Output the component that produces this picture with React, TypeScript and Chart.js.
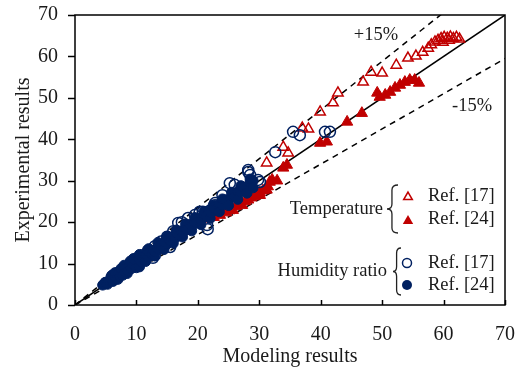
import React, { useEffect, useRef } from "react";
import { Chart, registerables } from "chart.js";
Chart.register(...registerables);

const FONT = "'Liberation Serif', 'Times New Roman', serif";
const RED = "#C00000";
const NAVY = "#002060";

const axisMin = 0;
const axisMax = 70;
const axisStep = 10;

// Temperature, Ref. [17] (open triangles)
const tempRef17: [number, number][] = [
  [22.6, 23.4], [23.4, 22.6], [24.3, 23.8], [25.0, 22.8], [25.4, 24.0],
  [31.2, 34.3], [33.9, 38.1], [34.7, 36.7], [37.0, 42.7], [38.0, 42.5],
  [39.9, 46.6], [42.0, 48.8], [42.8, 51.2], [46.9, 53.8], [48.2, 56.2],
  [50.0, 56.0], [52.3, 57.9], [54.2, 59.6], [55.5, 60.1], [56.6, 61.0],
  [57.5, 62.0], [58.0, 62.8], [58.6, 63.5], [59.1, 63.9], [59.6, 64.3],
  [60.1, 64.6], [60.6, 64.4], [61.1, 64.7], [61.6, 64.3], [62.1, 64.6],
  [62.6, 64.2], [59.9, 63.4], [60.9, 63.9],
];

// Temperature, Ref. [24] (filled triangles)
const tempRef24: [number, number][] = [
  [21.5, 20.8], [22.0, 21.6], [22.6, 21.2], [23.1, 22.0], [23.6, 21.7],
  [24.1, 22.6], [24.6, 22.3], [25.2, 23.1], [25.7, 22.9], [26.2, 23.8],
  [26.7, 24.4], [26.9, 25.3], [27.2, 24.1], [27.7, 25.0], [28.2, 25.4],
  [28.7, 25.9], [29.2, 26.2], [29.7, 26.6], [30.1, 27.1], [30.1, 26.5],
  [30.6, 27.6], [31.1, 27.9], [31.2, 27.8], [31.4, 28.6], [31.7, 29.7],
  [32.1, 30.2], [32.9, 30.0], [33.9, 33.1], [34.5, 33.8],
  [39.9, 39.1], [41.0, 39.4], [44.3, 44.2], [46.7, 46.3], [49.2, 51.2],
  [49.6, 50.2], [50.5, 50.7], [51.3, 51.4], [52.1, 52.4], [52.9, 53.1],
  [53.7, 53.8], [54.5, 54.3], [55.3, 54.3], [56.0, 53.6],
];

// Humidity ratio, Ref. [17] (open circles)
const humRef17: [number, number][] = [
  [5.0, 5.3], [6.0, 6.8], [7.0, 7.8], [8.0, 9.0], [9.0, 10.0],
  [10.0, 11.2], [11.0, 12.0], [12.0, 13.0], [12.7, 11.4], [13.0, 12.0],
  [13.0, 14.2], [14.0, 15.3], [15.0, 16.5], [15.5, 14.0], [16.0, 17.8],
  [16.8, 19.8], [17.4, 20.0], [18.4, 21.0], [19.5, 21.7], [20.3, 22.5],
  [20.8, 22.5], [21.5, 19.3], [21.6, 18.3], [22.0, 22.8], [22.8, 24.1],
  [22.8, 24.6], [24.0, 26.5], [25.2, 29.4], [26.0, 29.0], [28.2, 32.1],
  [28.2, 32.6], [28.5, 31.4], [29.8, 30.2], [30.1, 29.7], [32.6, 36.9],
  [35.5, 41.8], [36.6, 41.0], [40.7, 41.8], [41.5, 41.8],
];

// Humidity ratio, Ref. [24] (filled circles)
const humRef24: [number, number][] = [
  [4.5, 4.8], [5.0, 5.5], [5.3, 5.0], [5.6, 5.9], [6.0, 6.2], [6.0, 7.2],
  [6.2, 5.7], [6.5, 6.8], [6.5, 7.8], [6.8, 6.3], [7.0, 7.4], [7.0, 6.2],
  [7.3, 6.9], [7.5, 7.8], [7.5, 8.8], [7.8, 7.2], [8.0, 8.4], [8.0, 9.6],
  [8.2, 7.8], [8.5, 8.9], [8.5, 7.6], [8.7, 8.2], [9.0, 9.5], [9.0, 10.6],
  [9.2, 8.8], [9.5, 10.0], [9.5, 11.2], [9.8, 9.4], [10.0, 10.5], [10.0, 9.0],
  [10.3, 9.9], [10.5, 11.0], [10.5, 12.2], [10.5, 9.2], [10.8, 10.4],
  [11.0, 11.5], [11.3, 11.0], [11.5, 10.5], [11.6, 12.0], [11.8, 13.3],
  [12.0, 11.6], [12.0, 13.6], [12.2, 12.7], [12.5, 12.2], [12.8, 13.2],
  [13.0, 11.9], [13.1, 12.8], [13.4, 13.9], [13.5, 15.1], [13.7, 13.4],
  [14.0, 14.5], [14.3, 14.0], [14.5, 13.4], [14.6, 15.2], [15.0, 14.7],
  [15.0, 16.6], [15.3, 15.9], [15.6, 15.4], [16.0, 16.6], [16.0, 14.9],
  [16.3, 16.1], [16.5, 18.1], [16.6, 17.3], [17.0, 16.8], [17.3, 17.9],
  [17.5, 16.4], [17.6, 17.5], [18.0, 18.6], [18.0, 19.6], [18.3, 18.2],
  [18.7, 19.4], [19.0, 19.0], [19.0, 17.9], [19.4, 20.2], [19.5, 21.1],
  [19.8, 19.8], [20.2, 21.0], [20.5, 19.4], [20.6, 20.6], [21.0, 21.8],
  [21.0, 22.6], [21.4, 21.4], [21.8, 22.7], [22.0, 20.9], [22.2, 22.3],
  [22.5, 24.1], [22.6, 23.5], [23.0, 23.2], [23.5, 24.4], [23.5, 22.5],
  [24.0, 24.1], [24.0, 25.6], [24.5, 25.4], [25.0, 25.2], [25.0, 24.0],
  [25.5, 26.4], [25.5, 27.2], [26.0, 26.2], [26.5, 27.4], [26.5, 25.5],
  [27.0, 27.3], [27.0, 28.8], [27.5, 28.4], [28.0, 28.6], [28.0, 27.0],
  [28.5, 29.6], [28.5, 30.4], [29.0, 30.0], [29.0, 28.3],
];

// Reference lines: slope, dash
const refSlopes = [1, 1 / 0.85, 0.85];
const refDashed = [false, true, true];

const toPts = (a: [number, number][]) => a.map(([x, y]) => ({ x, y }));

function drawTri(ctx: CanvasRenderingContext2D, x: number, y: number, r: number, fill: boolean) {
  ctx.beginPath();
  for (let i = 0; i < 3; i++) {
    const a = -Math.PI / 2 + (i * 2 * Math.PI) / 3;
    const px = x + r * Math.cos(a);
    const py = y + r * Math.sin(a);
    if (i === 0) ctx.moveTo(px, py);
    else ctx.lineTo(px, py);
  }
  ctx.closePath();
  if (fill) {
    ctx.fillStyle = RED;
    ctx.fill();
  } else {
    ctx.strokeStyle = RED;
    ctx.lineWidth = 1.5;
    ctx.stroke();
  }
}

function drawCirc(ctx: CanvasRenderingContext2D, x: number, y: number, r: number, fill: boolean) {
  ctx.beginPath();
  ctx.arc(x, y, r, 0, Math.PI * 2);
  if (fill) {
    ctx.fillStyle = NAVY;
    ctx.fill();
  } else {
    ctx.strokeStyle = NAVY;
    ctx.lineWidth = 1.5;
    ctx.stroke();
  }
}

function drawBrace(ctx: CanvasRenderingContext2D, x: number, y1: number, y2: number, w: number) {
  const ym = (y1 + y2) / 2;
  ctx.beginPath();
  ctx.moveTo(x + w, y1);
  ctx.quadraticCurveTo(x + w * 0.45, y1, x + w * 0.45, y1 + 5);
  ctx.lineTo(x + w * 0.45, ym - 5);
  ctx.quadraticCurveTo(x + w * 0.45, ym, x, ym);
  ctx.quadraticCurveTo(x + w * 0.45, ym, x + w * 0.45, ym + 5);
  ctx.lineTo(x + w * 0.45, y2 - 5);
  ctx.quadraticCurveTo(x + w * 0.45, y2, x + w, y2);
  ctx.strokeStyle = "#222";
  ctx.lineWidth = 1.3;
  ctx.stroke();
}

const decor = {
  id: "decor",
  beforeDatasetsDraw(chart: any) {
    const { ctx, chartArea: ca, scales } = chart;
    const xs = scales.x;
    const ys = scales.y;
    ctx.save();
    ctx.beginPath();
    ctx.rect(ca.left, ca.top, ca.right - ca.left, ca.bottom - ca.top);
    ctx.clip();
    refSlopes.forEach((s, i) => {
      ctx.beginPath();
      ctx.setLineDash(refDashed[i] ? [6, 5] : []);
      ctx.strokeStyle = "#000";
      ctx.lineWidth = 1.5;
      ctx.moveTo(xs.getPixelForValue(axisMin), ys.getPixelForValue(axisMin));
      ctx.lineTo(xs.getPixelForValue(axisMax), ys.getPixelForValue(axisMax * s));
      ctx.stroke();
    });
    ctx.restore();
  },
  afterDraw(chart: any) {
    const { ctx, chartArea: ca, scales } = chart;
    const xs = scales.x;
    const ys = scales.y;
    ctx.save();
    ctx.setLineDash([]);
    ctx.strokeStyle = "#000";
    ctx.lineWidth = 1.5;
    ctx.strokeRect(ca.left, ca.top, ca.right - ca.left, ca.bottom - ca.top);
    for (let v = axisMin; v <= axisMax; v += axisStep) {
      const px = Math.round(xs.getPixelForValue(v)) + 0.5;
      ctx.beginPath();
      ctx.moveTo(px, ca.bottom);
      ctx.lineTo(px, ca.bottom - 5);
      ctx.stroke();
      const py = Math.round(ys.getPixelForValue(v)) + 0.5;
      ctx.beginPath();
      ctx.moveTo(ca.left - 7, py);
      ctx.lineTo(ca.left, py);
      ctx.stroke();
    }
    ctx.fillStyle = "#1a1a1a";
    ctx.font = `18.5px ${FONT}`;
    ctx.textBaseline = "middle";
    ctx.textAlign = "center";
    ctx.fillText("+15%", 376, 35);
    ctx.fillText("-15%", 472, 106);

    // legend
    ctx.textAlign = "right";
    ctx.fillText("Temperature", 383, 209);
    ctx.fillText("Humidity ratio", 387, 271);
    ctx.textAlign = "left";
    ctx.fillText("Ref. [17]", 428, 196);
    ctx.fillText("Ref. [24]", 428, 219);
    ctx.fillText("Ref. [17]", 428, 263);
    ctx.fillText("Ref. [24]", 428, 285);
    drawBrace(ctx, 387, 185, 233, 11);
    drawBrace(ctx, 393, 248, 295, 8);
    drawTri(ctx, 408, 197, 5, false);
    drawTri(ctx, 408, 221, 6, true);
    drawCirc(ctx, 407, 263, 4.5, false);
    drawCirc(ctx, 407, 285, 5, true);
    ctx.restore();
  },
};

const zeroPad = (s: any) => {
  s.paddingTop = 0;
  s.paddingBottom = 0;
  s.paddingLeft = 0;
  s.paddingRight = 0;
};

export default function App() {
  const ref = useRef<HTMLCanvasElement | null>(null);
  useEffect(() => {
    if (!ref.current) return;
    const chart = new Chart(ref.current, {
      type: "scatter",
      data: {
        datasets: [
          {
            label: "Humidity ratio Ref. [24]",
            data: toPts(humRef24),
            pointStyle: "circle",
            pointRadius: 5,
            backgroundColor: NAVY,
            borderColor: NAVY,
            borderWidth: 1,
          },
          {
            label: "Humidity ratio Ref. [17]",
            data: toPts(humRef17),
            pointStyle: "circle",
            pointRadius: 5.5,
            backgroundColor: "rgba(0,0,0,0)",
            borderColor: NAVY,
            borderWidth: 1.5,
          },
          {
            label: "Temperature Ref. [24]",
            data: toPts(tempRef24),
            pointStyle: "triangle",
            pointRadius: 6.5,
            backgroundColor: RED,
            borderColor: RED,
            borderWidth: 1,
          },
          {
            label: "Temperature Ref. [17]",
            data: toPts(tempRef17),
            pointStyle: "triangle",
            pointRadius: 6,
            backgroundColor: "rgba(0,0,0,0)",
            borderColor: RED,
            borderWidth: 1.5,
          },
        ],
      },
      options: {
        animation: false,
        responsive: false,
        maintainAspectRatio: false,
        layout: { padding: { top: 15, right: 11, left: 0, bottom: 0 } },
        plugins: { legend: { display: false }, tooltip: { enabled: false } },
        scales: {
          x: {
            type: "linear",
            min: axisMin,
            max: axisMax,
            ticks: { stepSize: axisStep, font: { family: FONT, size: 20 }, color: "#1a1a1a", padding: 18, maxRotation: 0 },
            grid: { display: false, drawTicks: false },
            border: { display: false },
            title: { display: true, text: "Modeling results", font: { family: FONT, size: 20 }, color: "#1a1a1a", padding: { top: 0, bottom: 2 } },
            afterFit: (s: any) => { s.height = 66; zeroPad(s); },
          },
          y: {
            type: "linear",
            min: axisMin,
            max: axisMax,
            ticks: { stepSize: axisStep, font: { family: FONT, size: 20 }, color: "#1a1a1a", padding: 17 },
            grid: { display: false, drawTicks: false },
            border: { display: false },
            title: { display: true, text: "Experimental results", font: { family: FONT, size: 20 }, color: "#1a1a1a", padding: { top: 12, bottom: 0 } },
            afterFit: (s: any) => { s.width = 75; zeroPad(s); },
          },
        },
      },
      plugins: [decor],
    } as any);
    return () => chart.destroy();
  }, []);
  return (
    <div style={{ position: "fixed", left: 0, top: 0, width: 516, height: 371, background: "#fff" }}>
      <canvas ref={ref} width={516} height={371} style={{ display: "block", width: 516, height: 371 }} />
    </div>
  );
}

◆ Required task
With all pictures left out, please transcribe exactly the lines from the start of the material through the line with "const axisStep = 10;".

◆ Result
Output the component that produces this picture with React, TypeScript and Chart.js.
import React, { useEffect, useRef } from "react";
import { Chart, registerables } from "chart.js";
Chart.register(...registerables);

const FONT = "'Liberation Serif', 'Times New Roman', serif";
const RED = "#C00000";
const NAVY = "#002060";

const axisMin = 0;
const axisMax = 70;
const axisStep = 10;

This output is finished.